↓
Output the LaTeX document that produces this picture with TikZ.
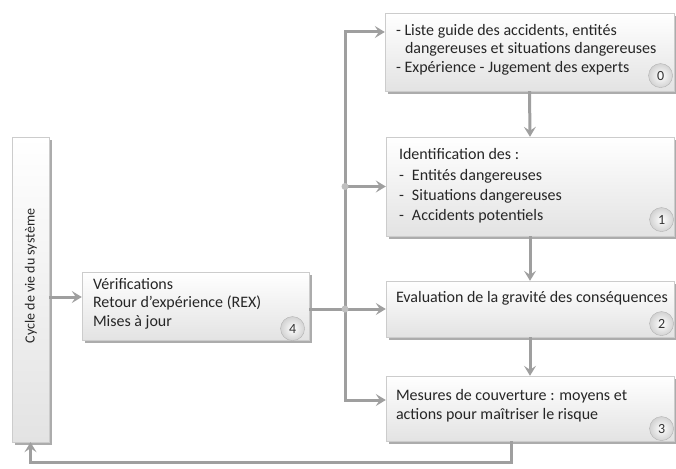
\documentclass[tikz,border=0pt]{standalone}
\usepackage{fontspec}
\setmainfont{Carlito}
\usetikzlibrary{arrows.meta,positioning,shadows}
\tikzset{
    procbox/.style={draw=gray!40, top color=white, bottom color=gray!22, inner sep=0pt,
        drop shadow={shadow xshift=3pt, shadow yshift=-3pt, fill=gray!65, opacity=1}}, % boxes of the steps
    boxtext/.style={inner sep=0pt, align=left, text=black!85, font=\fontsize{16}{18.5}\selectfont},
    numball/.style={circle, draw=gray!60, inner color=white, outer color=gray!35,
        minimum size=24pt, inner sep=0pt, text=black!80, font=\fontsize{14}{14}\selectfont},
    flow/.style={draw=gray!75, line width=3pt, -{Stealth[length=10pt, width=12pt, inset=4pt]}},
    bus/.style={draw=gray!75, line width=3pt},
    joint/.style={circle, fill=gray!50, inner sep=0pt, minimum size=7pt}
}
\begin{document}
\begin{tikzpicture}[x=1pt, y=-1pt]
    \useasboundingbox (0,0) rectangle (676,468);

    % left column
    \node[procbox, minimum width=37pt, minimum height=305pt] (lc) at (30.5,289.5) {};
    \node[boxtext, rotate=90, font=\fontsize{14}{14}\selectfont] (lctext) at (31,276) {Cycle de vie du système};

    % step boxes
    \node[procbox, minimum width=289pt, minimum height=78pt] (b0) at (529.5,52) {};
    \node[procbox, minimum width=288pt, minimum height=99pt] (b1) at (530,186.5) {};
    \node[procbox, minimum width=288pt, minimum height=56pt] (b2) at (530,309) {};
    \node[procbox, minimum width=288pt, minimum height=65pt] (b3) at (530,408.5) {};
    \node[procbox, minimum width=227pt, minimum height=68pt] (b4) at (195.5,306) {};

    \node[boxtext, below right=11pt and 11pt of b0.north west] (t0) {%
        -~Liste guide des accidents, entités\\
        \hspace*{9pt}dangereuses et situations dangereuses\\
        -~Expérience - Jugement des experts};
    \node[boxtext, below right=11pt and 13pt of b1.north west, font=\fontsize{16}{20}\selectfont] (t1) {%
        Identification des :\\[1.5pt]
        \makebox[13pt][l]{-}Entités dangereuses\\
        \makebox[13pt][l]{-}Situations dangereuses\\
        \makebox[13pt][l]{-}Accidents potentiels};
    \node[boxtext, below right=10pt and 10pt of b2.north west] (t2) {Evaluation de la gravité des conséquences};
    \node[boxtext, below right=13pt and 10pt of b3.north west, font=\fontsize{16}{19}\selectfont] (t3) {%
        Mesures de couverture : moyens et\\
        actions pour maîtriser le risque};
    \node[boxtext, below right=6pt and 11pt of b4.north west] (t4) {%
        Vérifications\\
        Retour d’expérience (REX)\\
        Mises à jour};

    % numbers
    \node[numball, above left=7pt and 5pt of b0.south east] (n0) {0};
    \node[numball, above left=8pt and 4pt of b1.south east] (n1) {1};
    \node[numball, above left=5pt and 4pt of b2.south east] (n2) {2};
    \node[numball, above left=4pt and 4pt of b3.south east] (n3) {3};
    \node[numball, above left=3pt and 8pt of b4.south east] (n4) {4};

    % connectors
    \coordinate (bt) at (345,32);
    \coordinate (bb) at (345,400);
    \coordinate (fb) at ([xshift=-19pt]b3.south);
    \draw[flow] (bb) -- (bt) -- (bt -| b0.west);
    \draw[flow] (bt) -- (bb) -- (bb -| b3.west);
    \draw[flow] (bt |- b1.west) -- (b1.west);
    \draw[flow] (b4.east |- b2.west) -- (b2.west);
    \node[joint] (j1) at (bt |- b1.west) {};
    \node[joint] (j2) at (bt |- b2.west) {};

    \draw[flow] (b0.south) -- (b1.north);
    \draw[flow] (b1.south) -- (b2.north);
    \draw[flow] (b2.south) -- (b3.north);

    \draw[flow] ([yshift=9pt]b4.west -| lc.east) -- ([yshift=9pt]b4.west);
    \draw[flow] (fb) -- ++(0,21) -| (lc.south);
\end{tikzpicture}
\end{document}
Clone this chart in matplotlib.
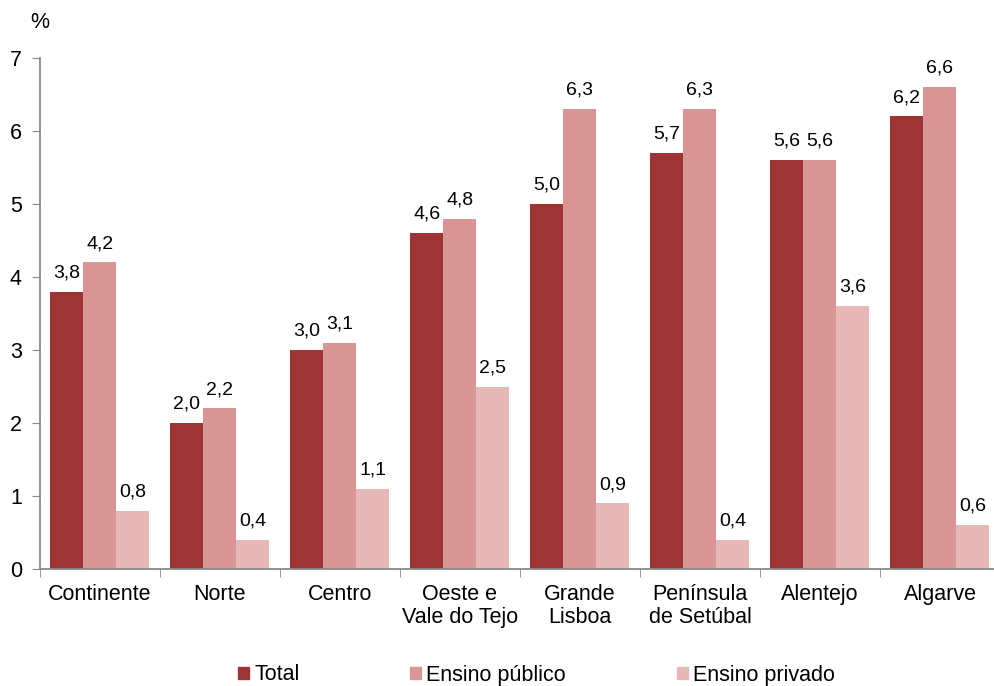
↑
» Given task:
Note how many lines in the material hold the word "this", and give that number with nothing added.

» Written solution:
2